## Stored data

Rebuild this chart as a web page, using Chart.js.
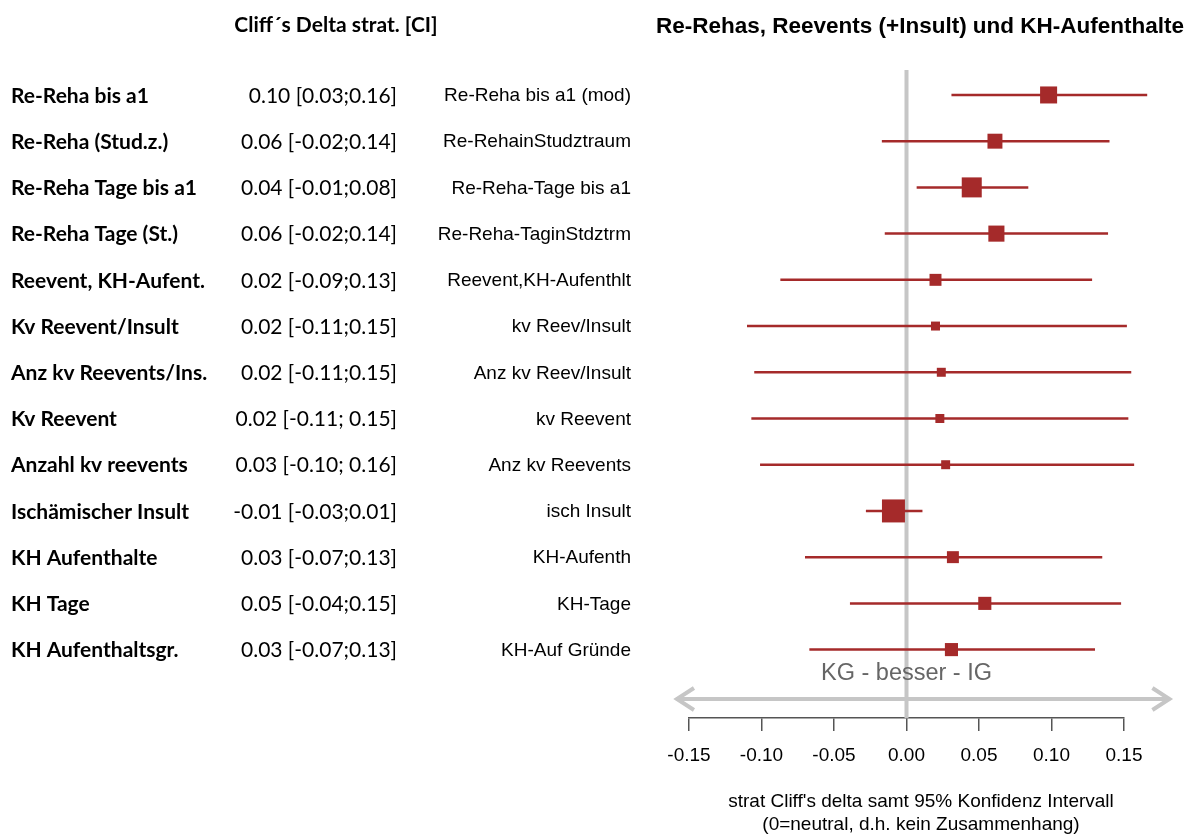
<!DOCTYPE html>
<html>
<head>
<meta charset="utf-8">
<script src="https://cdn.jsdelivr.net/npm/chart.js@4"></script>
<style>
  body { margin: 0; background: #fff; }
  canvas { display: block; }
</style>
</head>
<body>
<canvas id="forest" width="1198" height="836"></canvas>
<script>
// rows, top to bottom
const rowLabels = [
    "Re-Reha bis a1", "Re-Reha (Stud.z.)", "Re-Reha Tage bis a1", "Re-Reha Tage (St.)",
    "Reevent, KH-Aufent.", "Kv Reevent/Insult", "Anz kv Reevents/Ins.", "Kv Reevent",
    "Anzahl kv reevents", "Ischämischer Insult", "KH Aufenthalte", "KH Tage", "KH Aufenthaltsgr."
];
const ciTexts = [
    "0.10 [0.03;0.16]", "0.06 [-0.02;0.14]", "0.04 [-0.01;0.08]", "0.06 [-0.02;0.14]",
    "0.02 [-0.09;0.13]", "0.02 [-0.11;0.15]", "0.02 [-0.11;0.15]", "0.02 [-0.11; 0.15]",
    "0.03 [-0.10; 0.16]", "-0.01 [-0.03;0.01]", "0.03 [-0.07;0.13]", "0.05 [-0.04;0.15]",
    "0.03 [-0.07;0.13]"
];
const varNames = [
    "Re-Reha bis a1 (mod)", "Re-RehainStudztraum", "Re-Reha-Tage bis a1", "Re-Reha-TaginStdztrm",
    "Reevent,KH-Aufenthlt", "kv Reev/Insult", "Anz kv Reev/Insult", "kv Reevent",
    "Anz kv Reevents", "isch Insult", "KH-Aufenth", "KH-Tage", "KH-Auf Gründe"
];
const estimates = [0.098, 0.061, 0.045, 0.062, 0.020, 0.020, 0.024, 0.023, 0.027, -0.009, 0.032, 0.054, 0.031];
const lower = [0.031, -0.017, 0.007, -0.015, -0.087, -0.110, -0.105, -0.107, -0.101, -0.028, -0.070, -0.039, -0.067];
const upper = [0.166, 0.140, 0.084, 0.139, 0.128, 0.152, 0.155, 0.153, 0.157, 0.011, 0.135, 0.148, 0.130];
// relative box weights (largest = 1)
const weights = [0.74, 0.65, 0.87, 0.70, 0.52, 0.39, 0.39, 0.39, 0.39, 1.00, 0.52, 0.57, 0.57];
const xTicks = [-0.15, -0.10, -0.05, 0.00, 0.05, 0.10, 0.15];

const red = "#a52a2a";
const grey = "#c6c6c6";
const maxBox = 23;

const ciSets = rowLabels.map((lab, i) => ({
    label: lab,
    data: [{ x: lower[i], y: i + 1 }, { x: upper[i], y: i + 1 }],
    showLine: true,
    borderColor: red,
    borderWidth: 2.5,
    pointRadius: 0,
    clip: false
}));

const boxSet = {
    label: "estimate",
    data: estimates.map((v, i) => ({ x: v, y: i + 1 })),
    pointStyle: "rect",
    pointRadius: weights.map(w => w * maxBox / Math.SQRT2),
    pointBackgroundColor: red,
    pointBorderWidth: 0,
    showLine: false,
    clip: false
};

const textPlugin = {
    id: "forestText",
    beforeDatasetsDraw(chart) {
        const { ctx, chartArea, scales: { x } } = chart;
        const x0 = x.getPixelForValue(0);
        ctx.save();
        ctx.strokeStyle = grey;
        ctx.lineWidth = 4;
        ctx.beginPath();
        ctx.moveTo(x0, chartArea.top);
        ctx.lineTo(x0, chartArea.bottom);
        ctx.stroke();
        ctx.restore();
    },
    afterDraw(chart) {
        const { ctx, scales: { x, y } } = chart;
        ctx.save();
        ctx.textBaseline = "middle";

        // headings
        ctx.fillStyle = "#000";
        ctx.font = "bold 21px Lato";
        ctx.textAlign = "center";
        ctx.fillText("Cliff´s Delta strat. [CI]", 336, 25);
        ctx.font = "bold 22.5px 'Liberation Sans'";
        ctx.fillText("Re-Rehas, Reevents (+Insult) und KH-Aufenthalte", 920, 27);

        // table columns
        rowLabels.forEach((lab, i) => {
            const py = y.getPixelForValue(i + 1) + 1;
            ctx.textAlign = "left";
            ctx.font = "bold 21px Lato";
            ctx.fillText(lab, 11, py);
            ctx.textAlign = "right";
            ctx.font = "21px Lato";
            ctx.fillText(ciTexts[i], 397, py);
            ctx.font = "19px 'Liberation Sans'";
            ctx.fillText(varNames[i], 631, py);
        });

        // direction arrow
        const ay = y.getPixelForValue(14.07);
        const ax1 = x.getPixelForValue(-0.159);
        const ax2 = x.getPixelForValue(0.182);
        ctx.strokeStyle = grey;
        ctx.lineWidth = 4;
        ctx.lineCap = "butt";
        ctx.beginPath();
        ctx.moveTo(ax1, ay); ctx.lineTo(ax2, ay);
        ctx.moveTo(ax1 + 18, ay - 11); ctx.lineTo(ax1 + 1, ay); ctx.lineTo(ax1 + 18, ay + 11);
        ctx.moveTo(ax2 - 18, ay - 11); ctx.lineTo(ax2 - 1, ay); ctx.lineTo(ax2 - 18, ay + 11);
        ctx.stroke();

        ctx.fillStyle = "#666";
        ctx.textAlign = "center";
        ctx.font = "23.5px 'Liberation Sans'";
        ctx.fillText("KG - besser - IG", x.getPixelForValue(0), 674);

        // axis title
        ctx.fillStyle = "#000";
        ctx.font = "19px 'Liberation Sans'";
        ctx.fillText("strat Cliff's delta samt 95% Konfidenz Intervall", 921, 802);
        ctx.fillText("(0=neutral, d.h. kein Zusammenhang)", 921, 825);
        ctx.restore();
    }
};

new Chart(document.getElementById("forest"), {
    type: "scatter",
    data: { datasets: [boxSet, ...ciSets] },
    options: {
        responsive: false,
        animation: false,
        layout: { padding: { left: 689, right: 74, top: 70, bottom: 0 } },
        plugins: { legend: { display: false }, tooltip: { enabled: false } },
        scales: {
            x: {
                type: "linear",
                min: -0.15,
                max: 0.15,
                afterFit: s => { s.height = 118; },
                afterBuildTicks: s => { s.ticks = xTicks.map(v => ({ value: v })); },
                ticks: {
                    callback: v => v.toFixed(2),
                    color: "#000",
                    font: { family: "'Liberation Sans'", size: 19 },
                    padding: 13,
                    maxRotation: 0
                },
                grid: { drawOnChartArea: false, drawTicks: true, tickLength: 13, color: "#555", lineWidth: 1.5 },
                border: { display: true, color: "#555", width: 1.5 }
            },
            y: {
                type: "linear",
                reverse: true,
                min: 0.46,
                max: 14.48,
                display: false
            }
        }
    },
    plugins: [textPlugin]
});
</script>
</body>
</html>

## Stated goal
Your task is to repeat the material above exactly, without its pictures.

## Result of this exercise
Rebuild this chart as a web page, using Chart.js.
<!DOCTYPE html>
<html>
<head>
<meta charset="utf-8">
<script src="https://cdn.jsdelivr.net/npm/chart.js@4"></script>
<style>
  body { margin: 0; background: #fff; }
  canvas { display: block; }
</style>
</head>
<body>
<canvas id="forest" width="1198" height="836"></canvas>
<script>
// rows, top to bottom
const rowLabels = [
    "Re-Reha bis a1", "Re-Reha (Stud.z.)", "Re-Reha Tage bis a1", "Re-Reha Tage (St.)",
    "Reevent, KH-Aufent.", "Kv Reevent/Insult", "Anz kv Reevents/Ins.", "Kv Reevent",
    "Anzahl kv reevents", "Ischämischer Insult", "KH Aufenthalte", "KH Tage", "KH Aufenthaltsgr."
];
const ciTexts = [
    "0.10 [0.03;0.16]", "0.06 [-0.02;0.14]", "0.04 [-0.01;0.08]", "0.06 [-0.02;0.14]",
    "0.02 [-0.09;0.13]", "0.02 [-0.11;0.15]", "0.02 [-0.11;0.15]", "0.02 [-0.11; 0.15]",
    "0.03 [-0.10; 0.16]", "-0.01 [-0.03;0.01]", "0.03 [-0.07;0.13]", "0.05 [-0.04;0.15]",
    "0.03 [-0.07;0.13]"
];
const varNames = [
    "Re-Reha bis a1 (mod)", "Re-RehainStudztraum", "Re-Reha-Tage bis a1", "Re-Reha-TaginStdztrm",
    "Reevent,KH-Aufenthlt", "kv Reev/Insult", "Anz kv Reev/Insult", "kv Reevent",
    "Anz kv Reevents", "isch Insult", "KH-Aufenth", "KH-Tage", "KH-Auf Gründe"
];
const estimates = [0.098, 0.061, 0.045, 0.062, 0.020, 0.020, 0.024, 0.023, 0.027, -0.009, 0.032, 0.054, 0.031];
const lower = [0.031, -0.017, 0.007, -0.015, -0.087, -0.110, -0.105, -0.107, -0.101, -0.028, -0.070, -0.039, -0.067];
const upper = [0.166, 0.140, 0.084, 0.139, 0.128, 0.152, 0.155, 0.153, 0.157, 0.011, 0.135, 0.148, 0.130];
// relative box weights (largest = 1)
const weights = [0.74, 0.65, 0.87, 0.70, 0.52, 0.39, 0.39, 0.39, 0.39, 1.00, 0.52, 0.57, 0.57];
const xTicks = [-0.15, -0.10, -0.05, 0.00, 0.05, 0.10, 0.15];

const red = "#a52a2a";
const grey = "#c6c6c6";
const maxBox = 23;

const ciSets = rowLabels.map((lab, i) => ({
    label: lab,
    data: [{ x: lower[i], y: i + 1 }, { x: upper[i], y: i + 1 }],
    showLine: true,
    borderColor: red,
    borderWidth: 2.5,
    pointRadius: 0,
    clip: false
}));

const boxSet = {
    label: "estimate",
    data: estimates.map((v, i) => ({ x: v, y: i + 1 })),
    pointStyle: "rect",
    pointRadius: weights.map(w => w * maxBox / Math.SQRT2),
    pointBackgroundColor: red,
    pointBorderWidth: 0,
    showLine: false,
    clip: false
};

const textPlugin = {
    id: "forestText",
    beforeDatasetsDraw(chart) {
        const { ctx, chartArea, scales: { x } } = chart;
        const x0 = x.getPixelForValue(0);
        ctx.save();
        ctx.strokeStyle = grey;
        ctx.lineWidth = 4;
        ctx.beginPath();
        ctx.moveTo(x0, chartArea.top);
        ctx.lineTo(x0, chartArea.bottom);
        ctx.stroke();
        ctx.restore();
    },
    afterDraw(chart) {
        const { ctx, scales: { x, y } } = chart;
        ctx.save();
        ctx.textBaseline = "middle";

        // headings
        ctx.fillStyle = "#000";
        ctx.font = "bold 21px Lato";
        ctx.textAlign = "center";
        ctx.fillText("Cliff´s Delta strat. [CI]", 336, 25);
        ctx.font = "bold 22.5px 'Liberation Sans'";
        ctx.fillText("Re-Rehas, Reevents (+Insult) und KH-Aufenthalte", 920, 27);

        // table columns
        rowLabels.forEach((lab, i) => {
            const py = y.getPixelForValue(i + 1) + 1;
            ctx.textAlign = "left";
            ctx.font = "bold 21px Lato";
            ctx.fillText(lab, 11, py);
            ctx.textAlign = "right";
            ctx.font = "21px Lato";
            ctx.fillText(ciTexts[i], 397, py);
            ctx.font = "19px 'Liberation Sans'";
            ctx.fillText(varNames[i], 631, py);
        });

        // direction arrow
        const ay = y.getPixelForValue(14.07);
        const ax1 = x.getPixelForValue(-0.159);
        const ax2 = x.getPixelForValue(0.182);
        ctx.strokeStyle = grey;
        ctx.lineWidth = 4;
        ctx.lineCap = "butt";
        ctx.beginPath();
        ctx.moveTo(ax1, ay); ctx.lineTo(ax2, ay);
        ctx.moveTo(ax1 + 18, ay - 11); ctx.lineTo(ax1 + 1, ay); ctx.lineTo(ax1 + 18, ay + 11);
        ctx.moveTo(ax2 - 18, ay - 11); ctx.lineTo(ax2 - 1, ay); ctx.lineTo(ax2 - 18, ay + 11);
        ctx.stroke();

        ctx.fillStyle = "#666";
        ctx.textAlign = "center";
        ctx.font = "23.5px 'Liberation Sans'";
        ctx.fillText("KG - besser - IG", x.getPixelForValue(0), 674);

        // axis title
        ctx.fillStyle = "#000";
        ctx.font = "19px 'Liberation Sans'";
        ctx.fillText("strat Cliff's delta samt 95% Konfidenz Intervall", 921, 802);
        ctx.fillText("(0=neutral, d.h. kein Zusammenhang)", 921, 825);
        ctx.restore();
    }
};

new Chart(document.getElementById("forest"), {
    type: "scatter",
    data: { datasets: [boxSet, ...ciSets] },
    options: {
        responsive: false,
        animation: false,
        layout: { padding: { left: 689, right: 74, top: 70, bottom: 0 } },
        plugins: { legend: { display: false }, tooltip: { enabled: false } },
        scales: {
            x: {
                type: "linear",
                min: -0.15,
                max: 0.15,
                afterFit: s => { s.height = 118; },
                afterBuildTicks: s => { s.ticks = xTicks.map(v => ({ value: v })); },
                ticks: {
                    callback: v => v.toFixed(2),
                    color: "#000",
                    font: { family: "'Liberation Sans'", size: 19 },
                    padding: 13,
                    maxRotation: 0
                },
                grid: { drawOnChartArea: false, drawTicks: true, tickLength: 13, color: "#555", lineWidth: 1.5 },
                border: { display: true, color: "#555", width: 1.5 }
            },
            y: {
                type: "linear",
                reverse: true,
                min: 0.46,
                max: 14.48,
                display: false
            }
        }
    },
    plugins: [textPlugin]
});
</script>
</body>
</html>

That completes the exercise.